Beyond the Spreadsheet: How We Use “Financial Engineering” to Drive 2026 Exits

Beyond the Spreadsheet: How Financial Discipline Shapes 2026 Exit Outcomes

The gap between average and premium transactions is widening.

Across multiple sectors, we’re seeing two very different outcomes for businesses that, at first glance, appear similar in size and profitability. Some are trading within predictable middle-market ranges. Others are commanding materially stronger multiples and cleaner deal terms.

The separation is not just revenue growth. It is financial clarity.

Many owners treat their financial statements as compliance documents. The P&L is built for taxes, not for a transaction. Expenses are lumped together. Owner compensation is inconsistent.
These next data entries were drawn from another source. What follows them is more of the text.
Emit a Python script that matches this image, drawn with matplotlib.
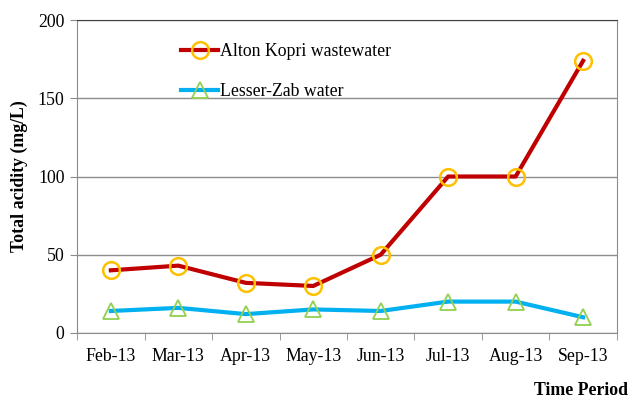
import matplotlib.pyplot as plt

plt.rcParams['font.family'] = ['Liberation Serif', 'DejaVu Serif']

months = ['Feb-13', 'Mar-13', 'Apr-13', 'May-13', 'Jun-13', 'Jul-13', 'Aug-13', 'Sep-13']
alton = [40, 43, 32, 30, 50, 100, 100, 174]
lesser = [14, 16, 12, 15, 14, 20, 20, 10]

fig = plt.figure(figsize=(6.32, 4.03), dpi=100)
ax = fig.add_axes([0.122, 0.174, 0.854, 0.776])

x = list(range(len(months)))
ax.plot(x, alton, color='#C00000', lw=3, marker='o', ms=12, mfc='none',
        mec='#FFC000', mew=1.8, label='Alton Kopri wastewater', zorder=3)
ax.plot(x, lesser, color='#00B0F0', lw=3, marker='^', ms=12, mfc='none',
        mec='#92D050', mew=1.3, label='Lesser-Zab water', zorder=3)

ax.set_xlim(-0.5, 7.5)
ax.set_ylim(0, 200)
ax.set_yticks([0, 50, 100, 150, 200])
ax.yaxis.grid(True, color='#8c8c8c', lw=1)
ax.set_axisbelow(True)

ax.set_xticks(x)
ax.set_xticklabels(months, fontsize=12.8)
ax.tick_params(axis='x', which='major', length=0, pad=11)
ax.set_xticks([i - 0.5 for i in range(len(months) + 1)], minor=True)
ax.tick_params(axis='x', which='minor', length=5, color='#8c8c8c', direction='out')
ax.tick_params(axis='y', labelsize=12.8, length=5, color='#8c8c8c', direction='out', pad=4)

for s in ['left', 'bottom', 'right']:
    ax.spines[s].set_color('#8c8c8c')
ax.spines['top'].set_color('#404040')

ax.set_ylabel('Total acidity (mg/L)', fontsize=12.8, fontweight='bold', labelpad=7)
fig.text(0.993, 0.02, 'Time Period', fontsize=12.8, fontweight='bold', ha='right')

ax.legend(loc='upper left', bbox_to_anchor=(0.176, 0.955), frameon=False,
          fontsize=12.8, handlelength=2.1, handletextpad=0.1, labelspacing=1.3,
          borderpad=0)

fig.savefig('out.png', dpi=100)
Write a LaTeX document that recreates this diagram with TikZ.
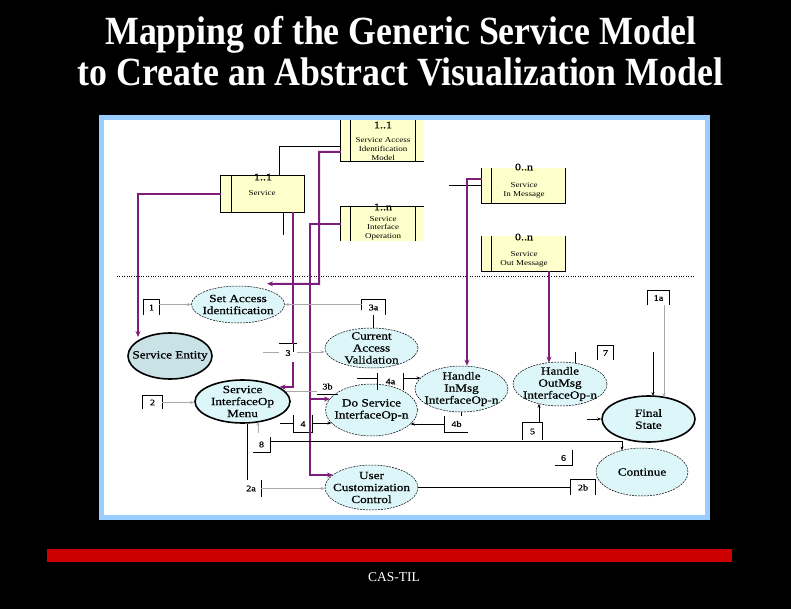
\documentclass[tikz,border=0pt]{standalone}
\usepackage{fontspec}
\setmainfont{Liberation Serif}
\newfontfamily\diafont[FakeStretch=1.2,FakeBold=0.7]{Liberation Serif}
\newfontfamily\boxfont[FakeStretch=1.2]{Liberation Serif}
\newfontfamily\titlefont[FakeStretch=0.895]{Liberation Serif}
\usetikzlibrary{positioning,calc,arrows.meta,shapes.geometric}
\definecolor{panelblue}{HTML}{99CCFF}
\definecolor{boxyellow}{HTML}{FFFFCC}
\definecolor{statecyan}{HTML}{DDF6F9}
\definecolor{entitycyan}{HTML}{C8E2E6}
\definecolor{mapviolet}{HTML}{7D1E7D}
\definecolor{transgray}{HTML}{A8A8A8}
\definecolor{barred}{HTML}{CC0000}
\tikzset{
  vstate/.style={ellipse, draw, dash pattern=on 2pt off 1pt, line width=0.5pt, fill=statecyan,
    inner xsep=-14pt, inner ysep=-5pt, align=center, font=\diafont\fontsize{11}{12}\selectfont},
  bigstate/.style={vstate, solid, line width=1.6pt},
  classbox/.style={rectangle, fill=boxyellow, inner sep=0pt},
  boxtext/.style={align=center, inner sep=0pt, font=\boxfont\fontsize{7.5}{8.6}\selectfont},
  mult/.style={inner sep=0pt, font=\diafont\fontsize{10}{10}\selectfont},
  tlabel/.style={inner sep=0pt, font=\diafont\fontsize{8.5}{9}\selectfont},
  link/.style={line width=0.7pt},
  grayarr/.style={transgray, line width=0.7pt, -{Stealth[length=4pt,width=3pt]}},
  blackarr/.style={line width=0.7pt, -{Stealth[length=4pt,width=3pt]}},
  maplink/.style={mapviolet, line width=2pt},
  maparr/.style={maplink, -{Stealth[length=6pt,width=5pt]}},
}
\begin{document}
\begin{tikzpicture}[x=1pt,y=-1pt]
  \useasboundingbox (0,0) rectangle (791,609);
  \fill[black] (0,0) rectangle (791,609);
  \fill[white] (99,115) rectangle (710,520);

  % title
  \node[text=white, anchor=base, font=\titlefont\bfseries\fontsize{40}{40}\selectfont] (title1) at (401,45) {Mapping of the Generic Service Model};
  \node[text=white, anchor=base, font=\titlefont\bfseries\fontsize{40}{40}\selectfont] (title2) at (400.5,86) {to Create an Abstract Visualization Model};

  % model boxes
  \node[classbox, minimum width=83, minimum height=43] (saim) at (382.5,139.5) {};
  \node[classbox, minimum width=83, minimum height=36] (svc) at (262.5,194) {};
  \node[classbox, minimum width=83, minimum height=34] (sio) at (382.5,224) {};
  \node[classbox, minimum width=83, minimum height=35] (sim) at (523.5,185.5) {};
  \node[classbox, minimum width=83, minimum height=35] (som) at (523.5,253.5) {};
  \draw[link] (saim.north west) -- (saim.south west) -- (saim.south east);
  \draw[link] ([xshift=10pt]saim.north west) -- ([xshift=10pt]saim.south west);
  \draw[link] ([xshift=-9pt]saim.north east) -- ([xshift=-9pt]saim.south east);
  \draw[link] (svc.north west) rectangle (svc.south east);
  \draw[link] ([xshift=11pt]svc.north west) -- ([xshift=11pt]svc.south west);
  \draw[link] (sio.south west) -- (sio.north west) -- (sio.north east);
  \draw[link] ([xshift=10pt]sio.north west) -- ([xshift=10pt]sio.south west);
  \draw[link] ([xshift=-9pt]sio.north east) -- ([xshift=-9pt]sio.south east);
  \draw[link] (sim.north west) -- (sim.south west) -- (sim.south east) -- (sim.north east);
  \draw[link] ([xshift=10pt]sim.north west) -- ([xshift=10pt]sim.south west);
  \draw[link] (som.north west) -- (som.south west) -- (som.south east) -- (som.north east);
  \draw[link] ([xshift=10pt]som.north west) -- ([xshift=10pt]som.south west);
  \node[boxtext] (saimtxt) at (383,149) {Service Access\\Identification\\Model};
  \node[boxtext] (svctxt) at (262,193) {Service};
  \node[boxtext] (siotxt) at (383,228) {Service\\Interface\\Operation};
  \node[boxtext] (simtxt) at (524,190.5) {Service\\In Message};
  \node[boxtext] (somtxt) at (524,259.5) {Service\\Out Message};
  \node[mult] (saimmult) at (383,125) {1..1};
  \node[mult] (svcmult) at (263,177) {1..1};
  \node[mult] (siomult) at (383,207) {1..n};
  \node[mult] (simmult) at (524,167) {0..n};
  \node[mult] (sommult) at (524,237) {0..n};

  \draw[dash pattern=on 0.8pt off 1.6pt, line width=0.8pt] (117,276) -- (695,276);

  % states
  \node[vstate, minimum width=93, minimum height=37] (sai) at (238,304.5) {Set Access\\Identification};
  \node[bigstate, fill=entitycyan, minimum width=84, minimum height=46] (ent) at (170,356) {Service Entity};
  \node[vstate, minimum width=93, minimum height=40] (cav) at (371.5,348) {Current\\Access\\Validation};
  \node[bigstate, minimum width=95, minimum height=43] (menu) at (242.5,401.5) {Service\\InterfaceOp\\Menu};
  \node[vstate, minimum width=92, minimum height=52] (dos) at (371.5,410) {Do Service\\InterfaceOp-n};
  \node[vstate, minimum width=93, minimum height=46] (hin) at (461.5,389) {Handle\\InMsg\\InterfaceOp-n};
  \node[vstate, minimum width=94, minimum height=44] (hout) at (560,384) {Handle\\OutMsg\\InterfaceOp-n};
  \node[bigstate, minimum width=93, minimum height=46] (fin) at (648.5,419) {Final\\State};
  \node[vstate, minimum width=92, minimum height=48] (cont) at (642,472) {Continue};
  \node[vstate, minimum width=93, minimum height=45] (ucc) at (371.5,487.5) {User\\Customization\\Control};

  % transition labels
  \node[tlabel, minimum width=15, minimum height=15] (l1) at (151.5,307.5) {1};
  \node[tlabel, minimum width=21, minimum height=14] (l1a) at (658.5,298) {1a};
  \node[tlabel, minimum width=19, minimum height=13] (l2) at (152.5,402.5) {2};
  \node[tlabel, minimum width=20, minimum height=17] (l2a) at (251,488.5) {2a};
  \node[tlabel, minimum width=24, minimum height=15] (l2b) at (583,487.5) {2b};
  \node[tlabel, minimum width=18, minimum height=18] (l3) at (288,353) {3};
  \node[tlabel, minimum width=23, minimum height=15] (l3a) at (373.5,307.5) {3a};
  \node[tlabel, minimum width=21, minimum height=15] (l3b) at (327.5,386.5) {3b};
  \node[tlabel, minimum width=18, minimum height=17] (l4) at (303,424) {4};
  \node[tlabel, minimum width=25, minimum height=17] (l4a) at (390.5,381.5) {4a};
  \node[tlabel, minimum width=23, minimum height=16] (l4b) at (456.5,424) {4b};
  \node[tlabel, minimum width=19, minimum height=17] (l5) at (532.5,431.5) {5};
  \node[tlabel, minimum width=17, minimum height=15] (l6) at (563.5,458) {6};
  \node[tlabel, minimum width=15, minimum height=14] (l7) at (605.5,353) {7};
  \node[tlabel, minimum width=17, minimum height=15] (l8) at (261.5,444.5) {8};
  \draw[link] (l1.south west) |- (l1.north east) -- (l1.south east);
  \draw[link] (l1a.south west) |- (l1a.north east) -- (l1a.south east);
  \draw[link] (l2.south west) |- (l2.north east) -- (l2.south east);
  \draw[link] (l2a.north east) -- (l2a.south east);
  \draw[link] (l2b.south west) |- (l2b.north east) -- (l2b.south east);
  \draw[link] (l3.north west) -- (l3.north east);
  \draw[link] ($(l3a.west)+(0,2.5)$) |- (l3a.north east) -- (l3a.south east);
  \draw[link] (l3b.south west) -- (l3b.south east);
  \draw[link] (l4.north west) -- (l4.south west) -- (l4.south east) -- (l4.north east);
  \draw[link] (l4a.north west) -- (l4a.south west);
  \draw[link] (l4a.north east) -- (l4a.south east);
  \draw[link] (l4b.north west) -- (l4b.south west) -- (l4b.south east);
  \draw[link] (l5.south west) |- (l5.north east) -- (l5.south east);
  \draw[link] (l6.north east) -- (l6.south east) -- (l6.south west);
  \draw[link] (l7.south west) |- (l7.north east) -- (l7.south east);
  \draw[link] (l8.north east) -- (l8.south east) -- (l8.south west);

  % free ends and bends
  \coordinate (svcdn) at ($(svc.south)+(30.5,0)$);
  \coordinate (p3) at (319,284);
  \coordinate (p4) at (310,475);
  \coordinate (p5) at (310,399);
  \coordinate (somdn) at ($(som.south)+(25.5,0)$);
  \coordinate (simin) at (449,185.5);
  \coordinate (l3in) at (263,352);
  \coordinate (l4in) at (280,423);
  \coordinate (l4ain) at (357,378);
  \coordinate (menu3b) at ($(menu.center)+(43,-10)$);
  \coordinate (menudn) at ($(menu.south)+(4.5,0)$);
  \coordinate (l8up) at ($(l8.north)+(-3.5,-4)$);
  \coordinate (l8out) at ($(l8.north east)+(0,5)$);
  \coordinate (fintop) at (653,352);
  \coordinate (finleft) at (587,419);

  % model links
  \draw[link] ($(svc.north)+(16.5,0)$) |- ($(saim.west)+(0,6.5)$);
  \draw[link] ($(svc.south)+(20.5,0)$) -- ++(0,23);
  \draw[link] (simin) -- (sim.west);
  \draw[maparr] (svc.west) -| ($(ent.center)+(-32,-19)$);
  \draw[maplink] (svcdn) -- (svcdn |- l3.north);
  \draw[link] (svcdn |- l3.north) -- ++(0,8);
  \draw[maparr] (svcdn |- l3.south) |- ($(menu.center)+(37,-14.5)$);
  \draw[maparr] ($(saim.west)+(0,12.5)$) -| (p3) -- ($(sai.north)+(29,-2)$);
  \draw[maparr] (sio.west) -| (p4) -- ($(ucc.center)+(-38.5,-12.5)$);
  \draw[maparr] (p5) -- ($(dos.center)+(-41.5,-11)$);
  \draw[maparr] ($(sim.west)+(0,-6.5)$) -| ($(hin.north)+(5.5,0)$);
  \draw[maparr] (somdn) -- ($(hout.center)+(-11,-21.4)$);

  % transitions
  \draw[grayarr] (l1.east |- sai.west) -- (sai.west);
  \draw[grayarr] (l3a.west |- sai.east) -- (sai.east);
  \draw[link] (l3a.south) -- (l3a.south |- cav.north);
  \draw[transgray, link] (l3in) -- (l3in -| l3.west);
  \draw[grayarr] (l3.east |- l3in) -- (l3in -| cav.west);
  \draw[grayarr] (l2.east) -- (l2.east -| menu.west);
  \draw[transgray, link] (menu3b) -- (menu3b -| l3b.west);
  \draw[link] (l4ain) -- (l4ain -| l4a.west);
  \draw[blackarr] (l4a.east |- l4ain) -- ($(hin.center)+(-41,-11)$);
  \draw[link] (l4in) -- (l4in -| l4.west);
  \draw[blackarr] (l4.east |- l4in) -- ($(dos.center)+(-40,13)$);
  \draw[link] (hin.south) -- (hin.south |- l4b.north);
  \draw[blackarr] (l4b.west) -- ($(dos.center)+(39,14)$);
  \draw[grayarr] (l8up) -- ($(menu.center)+(15.5,20.4)$);
  \draw[blackarr] (l8out) -| ($(cont.center)+(-20,-21.6)$);
  \draw[blackarr] ($(l5.north)+(6.5,0)$) -- ($(hout.center)+(-21,19.7)$);
  \draw[link] ($(hout.center)+(15,-20.8)$) -- ++(0,-11);
  \draw[grayarr] ($(l1a.south)+(5.5,0)$) -- ($(fin.center)+(15.5,-21.7)$);
  \draw[blackarr] (fintop) -- ($(fin.center)+(4.5,-22.9)$);
  \draw[blackarr] (finleft) -- (fin.west);
  \draw[link] (menudn) -- (menudn |- l2a.north);
  \draw[grayarr] (l2a.east) -- (l2a.east -| ucc.west);
  \draw[link] (ucc.east) -- (l2b.west);

  % frame and footer
  \draw[panelblue, line width=5pt] (101.5,117.5) rectangle (707.5,517.5);
  \fill[barred] (47,549) rectangle (732,562);
  \node[text=white, font=\fontsize{13.5}{14}\selectfont] (footer) at (394,577) {CAS-TIL};
\end{tikzpicture}
\end{document}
One-time items blur operating performance. To the owner, the numbers make sense. To a buyer, they introduce friction.

When a buyer has to interpret, adjust, and guess, they discount for risk.

In today’s market, the companies achieving premium outcomes are those whose financials tell a clean, defensible story before the buyer ever begins diligence.

Why 2026 Feels Different

Interest rate conditions and lender underwriting standards continue to shape purchasing power. When financing becomes more accessible, buyers can justify stronger valuations. But access to capital alone does not produce premium pricing.

Lenders and buyers alike are scrutinizing quality of earnings more closely than they did during peak liquidity years. If a business cannot clearly demonstrate sustainable cash flow, recurring revenue stability, and disciplined reporting, improved financing conditions will not translate into higher offers.

The advantage exists only for companies that are prepared.

What “Financial Engineering” Really Means

In this context, financial engineering is not manipulation. It is disciplined preparation.

It begins with a structured review of historical performance, often spanning the past 24 to 36 months. Misclassified expenses are corrected. Non-recurring costs are documented and supported. Owner-related adjustments are normalized in a way that aligns with buyer expectations.

This process often surfaces what some call “ghost EBITDA” legitimate earnings that were obscured by inconsistent reporting or operational noise. The value is not in “finding” money. It is in substantiating it so a buyer and lender can underwrite it with confidence.

When earnings are clearly presented and defensible, valuation conversations shift from skepticism to negotiation leverage.

Addressing Risk Before It Becomes a Discount

Buyers in 2026 are particularly sensitive to volatility. Supply chain exposure, customer concentration, labor dependency, and pricing power all factor into underwriting decisions.

Rather than waiting for these issues to surface during diligence, disciplined exit preparation stress-tests them in advance. If margins are vulnerable to cost shifts, that risk is quantified. If revenue concentration exists, mitigation strategies are documented. If systems are overly dependent on the owner, leadership depth is strengthened before going to market.

Reducing uncertainty does more for valuation than optimistic projections ever will.

The Role of Recurring Revenue

Acquirers consistently favor predictable cash flow. Businesses that rely heavily on one-off transactions may still sell well, but companies with contractual or repeat revenue structures tend to receive stronger multiples and more favorable terms.

Improving retention metrics, formalizing service agreements, or introducing subscription components can materially influence how a buyer evaluates durability. Recurring revenue is not just a growth story. It is a risk-reduction story.

Consultative Preparation vs. Transactional Brokerage

Traditional brokerage often begins once an owner decides to sell. Financial cleanup happens reactively. Adjustments are made while a buyer is already at the table.

A consultative approach begins earlier. It treats the business as something that will eventually be scrutinized and builds financial infrastructure accordingly. That may mean improving reporting standards, separating discretionary spending, clarifying management roles, or documenting operating systems well before listing.

For referral partners, this matters. A well-prepared client moves through diligence with fewer disruptions, fewer re-trades, and fewer surprises. The transaction becomes smoother for everyone involved.

The Practical Takeaway

If you wait for a buyer to tell you your financials are unclear, the negotiation has already shifted against you.

Whether an exit is six months away or several years out, the work begins with disciplined data. Clean, defensible financials reduce friction. Reduced friction preserves valuation. Preserved valuation translates into stronger outcomes.

In today’s market, premium results are less about headline multiples and more about preparation.

At Lion Business Advisors, our focus is straightforward: ensure the financial story of the business can withstand institutional scrutiny before it ever reaches the market.

Because in 2026, business valuation is not determined solely by what you earn. It is determined by how clearly and confidently those earnings can be proven.